- _Listed entries_:
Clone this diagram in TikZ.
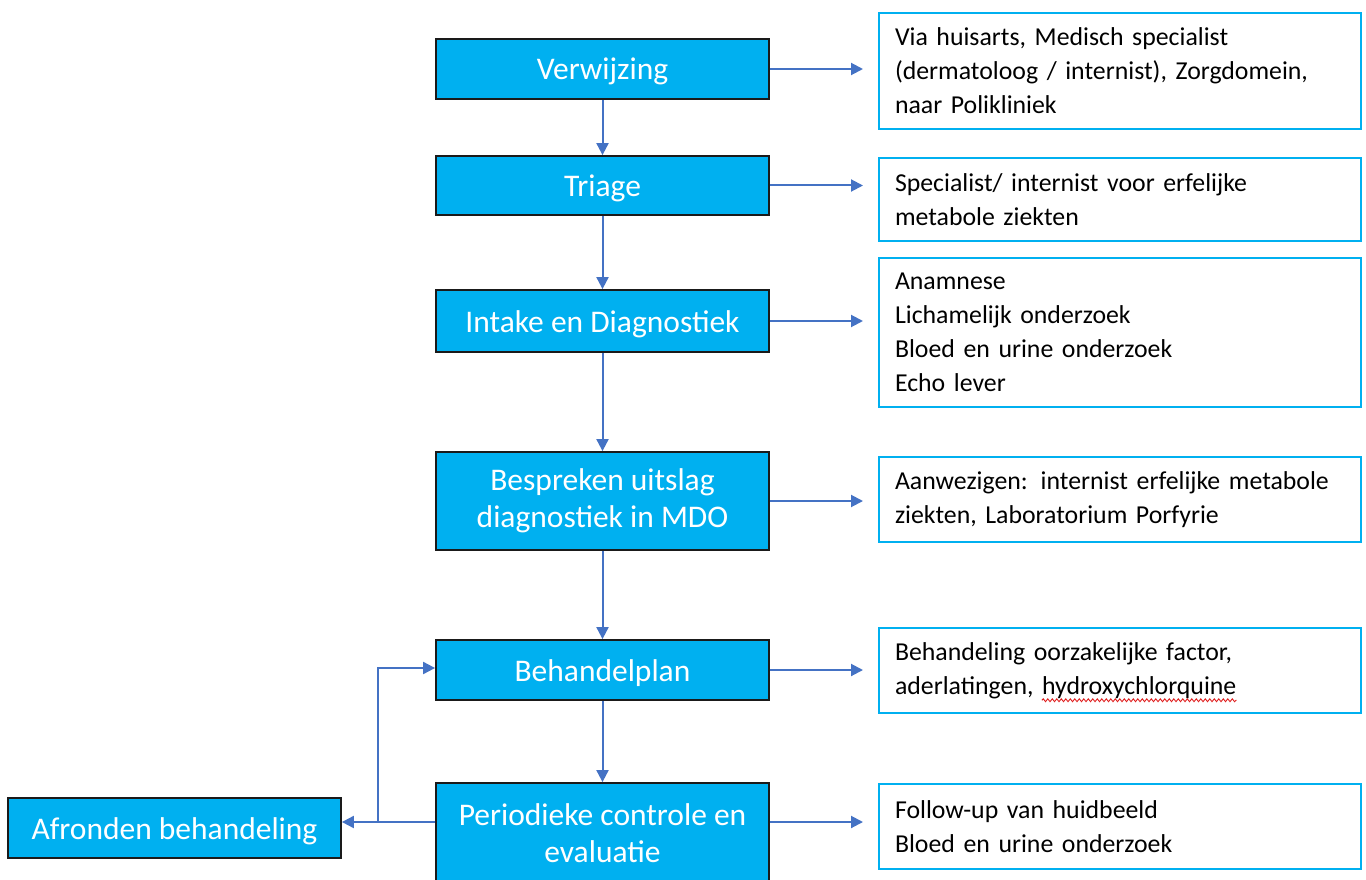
\documentclass[tikz,border=0pt]{standalone}
\usepackage{fontspec}
\setmainfont{Carlito}
\usetikzlibrary{arrows.meta,decorations.pathmorphing}
\definecolor{boxblue}{HTML}{00B0F0}
\definecolor{linkblue}{HTML}{4472C4}
\definecolor{edgegray}{HTML}{1A1A1A}
\definecolor{spellred}{HTML}{E02020}

% word with a red wavy spell-check underline
\newcommand{\spellmark}[1]{\tikz[baseline=(w.base)]{%
  \node[inner sep=0pt, draw=none, fill=none, text width={}, align=none, minimum width=0pt, minimum height=0pt] (w) {#1};
  \draw[overlay, spellred, line width=0.9pt, decorate, decoration={snake, amplitude=1.4pt, segment length=4.5pt}]
    ([yshift=-6pt]w.base west) -- ([yshift=-6pt]w.base east);}}

\begin{document}
\begin{tikzpicture}[x=1pt,y=-1pt,
  stage/.style={draw=edgegray, line width=1.8pt, fill=boxblue, text=white,
    minimum width=333pt, align=center, inner sep=0pt,
    font=\fontsize{31.5}{37}\selectfont},
  oneline/.style={text height=25pt, text depth=3pt},
  note/.style={draw=boxblue, line width=2pt, fill=white, text width=450pt,
    inner xsep=16pt, inner ysep=0pt, align=left, anchor=north west,
    font=\fontsize{25.8}{34}\selectfont},
  arr/.style={draw=linkblue, line width=2pt, -{Triangle[length=12pt,width=12pt]}},
]
\useasboundingbox (0,0) rectangle (1366,880);

% process stages
\node[stage, oneline, minimum height=60pt] (m1) at (602.5,69) {Verwijzing};
\node[stage, oneline, minimum height=59pt] (m2) at (602.5,185.5) {Triage};
\node[stage, oneline, minimum height=62pt] (m3) at (602.5,321) {Intake en Diagnostiek};
\node[stage, minimum height=98pt] (m4) at (602.5,501) {Bespreken uitslag\\diagnostiek in MDO};
\node[stage, oneline, minimum height=60pt] (m5) at (602.5,670) {Behandelplan};
\node[stage, minimum height=100pt] (m6) at (602.5,833) {Periodieke controle en\\evaluatie};
\node[stage, oneline, minimum height=60pt] (af) at (174.5,828) {Afronden behandeling};

% explanatory notes
\node[note, minimum height=116pt] (r1) at (878,12) {Via huisarts, Medisch specialist\\(dermatoloog / internist), Zorgdomein,\\naar Polikliniek};
\node[note, minimum height=83pt] (r2) at (878,157) {Specialist/ internist voor erfelijke\\metabole ziekten};
\node[note, minimum height=149pt] (r3) at (878,257) {Anamnese\\Lichamelijk onderzoek\\Bloed en urine onderzoek\\Echo lever};
\node[note, minimum height=85pt] (r4) at (878,456) {Aanwezigen: internist erfelijke metabole\\ziekten, Laboratorium Porfyrie};
\node[note, minimum height=85pt] (r5) at (878,627) {Behandeling oorzakelijke factor,\\aderlatingen, \spellmark{hydroxychlorquine}};
\node[note, minimum height=85pt] (r6) at (878,783) {Follow-up van huidbeeld\\Bloed en urine onderzoek};

% main flow
\draw[arr] (m1) -- (m2);
\draw[arr] (m2) -- (m3);
\draw[arr] (m3) -- (m4);
\draw[arr] (m4) -- (m5);
\draw[arr] (m5) -- (m6);

% links to the notes
\foreach \m/\r in {m1/r1, m2/r2, m3/r3, m4/r4, m5/r5} {
  \draw[arr, shorten >=15pt] (\m.east) -- (\m.east -| \r.west);
}
\coordinate (jn) at (378,822);
\draw[arr, shorten >=15pt] (m6.east |- jn) -- (jn -| r6.west);

% closing and feedback loop
\draw[arr] (m6.west |- jn) -- (jn) -- (jn -| af.east);
\draw[arr] (jn) |- ([yshift=2pt]m5.west);
\end{tikzpicture}
\end{document}
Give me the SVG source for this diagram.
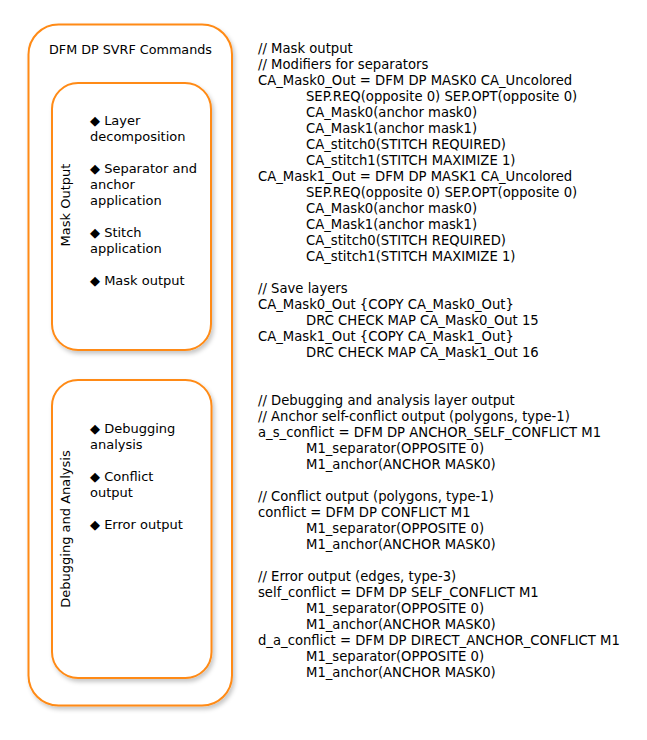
<svg xmlns="http://www.w3.org/2000/svg" width="647" height="740" viewBox="0 0 647 740">
<style>
.box{fill:#fff;stroke:#FF8A14;stroke-width:2;filter:url(#sh)}
.t{font-family:"DejaVu Sans",Verdana,sans-serif;font-size:13px;fill:#000}
.h{font-size:12.75px}
.c{font-family:"DejaVu Sans",Tahoma,sans-serif;font-size:13.2px;fill:#000}
</style>
<defs>
<filter id="sh" x="-10%" y="-10%" width="130%" height="130%">
<feDropShadow dx="2" dy="3" stdDeviation="2" flood-color="#000" flood-opacity="0.22"/>
</filter>
</defs>
<rect width="647" height="740" fill="#fff"/>
<g id="outer">
<rect class="box" x="28.5" y="24.5" width="203.5" height="681" rx="30"/>
<text class="t h" x="49" y="54">DFM DP SVRF Commands</text>
</g>
<g id="mask-output">
<rect class="box" x="52" y="83" width="159" height="267" rx="26"/>
<text class="t" transform="translate(70,205) rotate(-90)" text-anchor="middle">Mask Output</text>
<text class="t" x="90" y="125">◆ Layer</text>
<text class="t" x="90" y="141">decomposition</text>
<text class="t" x="90" y="173">◆ Separator and</text>
<text class="t" x="90" y="189">anchor</text>
<text class="t" x="90" y="205">application</text>
<text class="t" x="90" y="237">◆ Stitch</text>
<text class="t" x="90" y="253">application</text>
<text class="t" x="90" y="285">◆ Mask output</text>
</g>
<g id="debugging">
<rect class="box" x="52" y="380" width="159.5" height="298" rx="26"/>
<text class="t" transform="translate(70,529) rotate(-90)" text-anchor="middle">Debugging and Analysis</text>
<text class="t" x="90" y="433">◆ Debugging</text>
<text class="t" x="90" y="449">analysis</text>
<text class="t" x="90" y="481">◆ Conflict</text>
<text class="t" x="90" y="497">output</text>
<text class="t" x="90" y="529">◆ Error output</text>
</g>
<g id="code">
<text class="c" x="258" y="53">// Mask output</text>
<text class="c" x="258" y="69">// Modifiers for separators</text>
<text class="c" x="258" y="85">CA_Mask0_Out = DFM DP MASK0 CA_Uncolored</text>
<text class="c" x="306" y="101">SEP.REQ(opposite 0) SEP.OPT(opposite 0)</text>
<text class="c" x="306" y="117">CA_Mask0(anchor mask0)</text>
<text class="c" x="306" y="133">CA_Mask1(anchor mask1)</text>
<text class="c" x="306" y="149">CA_stitch0(STITCH REQUIRED)</text>
<text class="c" x="306" y="165">CA_stitch1(STITCH MAXIMIZE 1)</text>
<text class="c" x="258" y="181">CA_Mask1_Out = DFM DP MASK1 CA_Uncolored</text>
<text class="c" x="306" y="197">SEP.REQ(opposite 0) SEP.OPT(opposite 0)</text>
<text class="c" x="306" y="213">CA_Mask0(anchor mask0)</text>
<text class="c" x="306" y="229">CA_Mask1(anchor mask1)</text>
<text class="c" x="306" y="245">CA_stitch0(STITCH REQUIRED)</text>
<text class="c" x="306" y="261">CA_stitch1(STITCH MAXIMIZE 1)</text>
<text class="c" x="258" y="293">// Save layers</text>
<text class="c" x="258" y="309">CA_Mask0_Out {COPY CA_Mask0_Out}</text>
<text class="c" x="306" y="325">DRC CHECK MAP CA_Mask0_Out 15</text>
<text class="c" x="258" y="341">CA_Mask1_Out {COPY CA_Mask1_Out}</text>
<text class="c" x="306" y="357">DRC CHECK MAP CA_Mask1_Out 16</text>
<text class="c" x="258" y="405">// Debugging and analysis layer output</text>
<text class="c" x="258" y="421">// Anchor self-conflict output (polygons, type-1)</text>
<text class="c" x="258" y="437">a_s_conflict = DFM DP ANCHOR_SELF_CONFLICT M1</text>
<text class="c" x="306" y="453">M1_separator(OPPOSITE 0)</text>
<text class="c" x="306" y="469">M1_anchor(ANCHOR MASK0)</text>
<text class="c" x="258" y="501">// Conflict output (polygons, type-1)</text>
<text class="c" x="258" y="517">conflict = DFM DP CONFLICT M1</text>
<text class="c" x="306" y="533">M1_separator(OPPOSITE 0)</text>
<text class="c" x="306" y="549">M1_anchor(ANCHOR MASK0)</text>
<text class="c" x="258" y="581">// Error output (edges, type-3)</text>
<text class="c" x="258" y="597">self_conflict = DFM DP SELF_CONFLICT M1</text>
<text class="c" x="306" y="613">M1_separator(OPPOSITE 0)</text>
<text class="c" x="306" y="629">M1_anchor(ANCHOR MASK0)</text>
<text class="c" x="258" y="645">d_a_conflict = DFM DP DIRECT_ANCHOR_CONFLICT M1</text>
<text class="c" x="306" y="661">M1_separator(OPPOSITE 0)</text>
<text class="c" x="306" y="677">M1_anchor(ANCHOR MASK0)</text>
</g>
</svg>
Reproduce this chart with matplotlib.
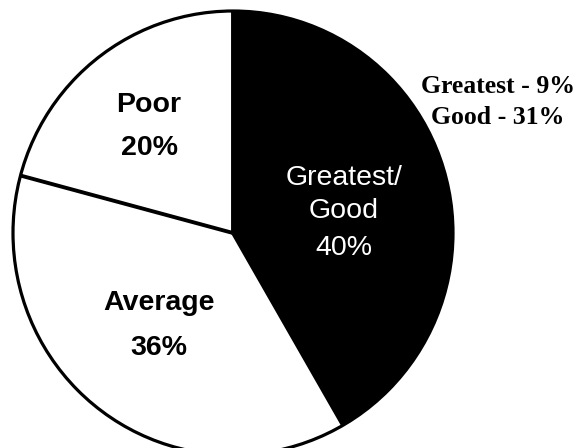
import numpy as np
import matplotlib
matplotlib.use("Agg")
import matplotlib.pyplot as plt
from matplotlib.patches import Circle

# Data (clockwise from 12 o'clock)
categories = ["Greatest/\nGood", "Average", "Poor"]
values = [40, 36, 20]
colors = ["black", "white", "white"]
text_colors = ["white", "black", "black"]
breakdown_labels = ["Greatest", "Good"]
breakdown_values = [9, 31]

W, H = 578, 448
fig = plt.figure(figsize=(W / 100, H / 100), dpi=100)
cx, cy, rx, ry = 233, 233, 220, 222
ax = fig.add_axes([(cx - rx) / W, (H - cy - ry) / H, 2 * rx / W, 2 * ry / H])
ax.pie(values, colors=colors, startangle=90, counterclock=False,
       wedgeprops=dict(edgecolor="none", linewidth=0))
ax.set_aspect("auto")
ax.set_xlim(-1, 1)
ax.set_ylim(-1, 1)
ax.axis("off")

# outline and radial lines
ax.add_patch(Circle((0, 0), 1, fill=False, edgecolor="black", lw=2.3, clip_on=False))
bounds = np.concatenate([[0], np.cumsum(values)[:-1]])
for b in bounds:
    ang = np.deg2rad(90 - 360 * b / sum(values))
    ax.plot([0, np.cos(ang)], [0, np.sin(ang)], color="black", lw=2.8,
            solid_capstyle="butt", clip_on=False)

def px(x, y):
    return ((x - cx) / rx, (cy - y) / ry)

font = ["Liberation Sans", "DejaVu Sans"]
# Greatest/Good label
lines = ["Greatest/", "Good", f"{values[0]}%"]
for t, yy in zip(lines, [185, 218, 255]):
    ax.text(*px(344, yy), t, color=text_colors[0], fontsize=20.5,
            family=font, ha="center", va="baseline")
# Average
for t, yy in zip([categories[1], f"{values[1]}%"], [310, 355]):
    ax.text(*px(159, yy), t, color=text_colors[1], fontsize=20.5,
            family=font, fontweight="bold", ha="center", va="baseline")
# Poor
for t, yy in zip([categories[2], f"{values[2]}%"], [112, 155]):
    ax.text(*px(149, yy), t, color=text_colors[2], fontsize=20.5,
            family=font, fontweight="bold", ha="center", va="baseline")

# breakdown annotation
for lab, v, yy in zip(breakdown_labels, breakdown_values, [93, 124]):
    fig.text(498 / W, 1 - yy / H, f"{lab} - {v}%", fontsize=18.5,
             family=["Liberation Serif", "DejaVu Serif"], fontweight="bold",
             ha="center", va="baseline")

fig.savefig("out.png", dpi=100)
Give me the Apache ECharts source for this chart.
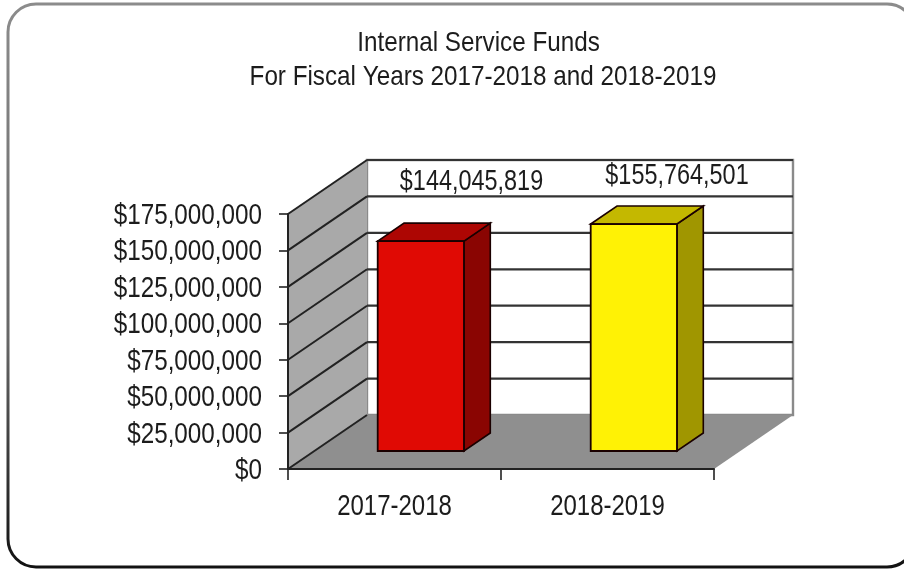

- _Aim of the task_:
Return only the lines from the start of the data through the line that contains "minimum height=60pt] (af)", please, copying them exactly and omitting all pictures.

- _Worked answer_:
Clone this diagram in TikZ.
\documentclass[tikz,border=0pt]{standalone}
\usepackage{fontspec}
\setmainfont{Carlito}
\usetikzlibrary{arrows.meta,decorations.pathmorphing}
\definecolor{boxblue}{HTML}{00B0F0}
\definecolor{linkblue}{HTML}{4472C4}
\definecolor{edgegray}{HTML}{1A1A1A}
\definecolor{spellred}{HTML}{E02020}

% word with a red wavy spell-check underline
\newcommand{\spellmark}[1]{\tikz[baseline=(w.base)]{%
  \node[inner sep=0pt, draw=none, fill=none, text width={}, align=none, minimum width=0pt, minimum height=0pt] (w) {#1};
  \draw[overlay, spellred, line width=0.9pt, decorate, decoration={snake, amplitude=1.4pt, segment length=4.5pt}]
    ([yshift=-6pt]w.base west) -- ([yshift=-6pt]w.base east);}}

\begin{document}
\begin{tikzpicture}[x=1pt,y=-1pt,
  stage/.style={draw=edgegray, line width=1.8pt, fill=boxblue, text=white,
    minimum width=333pt, align=center, inner sep=0pt,
    font=\fontsize{31.5}{37}\selectfont},
  oneline/.style={text height=25pt, text depth=3pt},
  note/.style={draw=boxblue, line width=2pt, fill=white, text width=450pt,
    inner xsep=16pt, inner ysep=0pt, align=left, anchor=north west,
    font=\fontsize{25.8}{34}\selectfont},
  arr/.style={draw=linkblue, line width=2pt, -{Triangle[length=12pt,width=12pt]}},
]
\useasboundingbox (0,0) rectangle (1366,880);

% process stages
\node[stage, oneline, minimum height=60pt] (m1) at (602.5,69) {Verwijzing};
\node[stage, oneline, minimum height=59pt] (m2) at (602.5,185.5) {Triage};
\node[stage, oneline, minimum height=62pt] (m3) at (602.5,321) {Intake en Diagnostiek};
\node[stage, minimum height=98pt] (m4) at (602.5,501) {Bespreken uitslag\\diagnostiek in MDO};
\node[stage, oneline, minimum height=60pt] (m5) at (602.5,670) {Behandelplan};
\node[stage, minimum height=100pt] (m6) at (602.5,833) {Periodieke controle en\\evaluatie};
\node[stage, oneline, minimum height=60pt] (af) at (174.5,828) {Afronden behandeling};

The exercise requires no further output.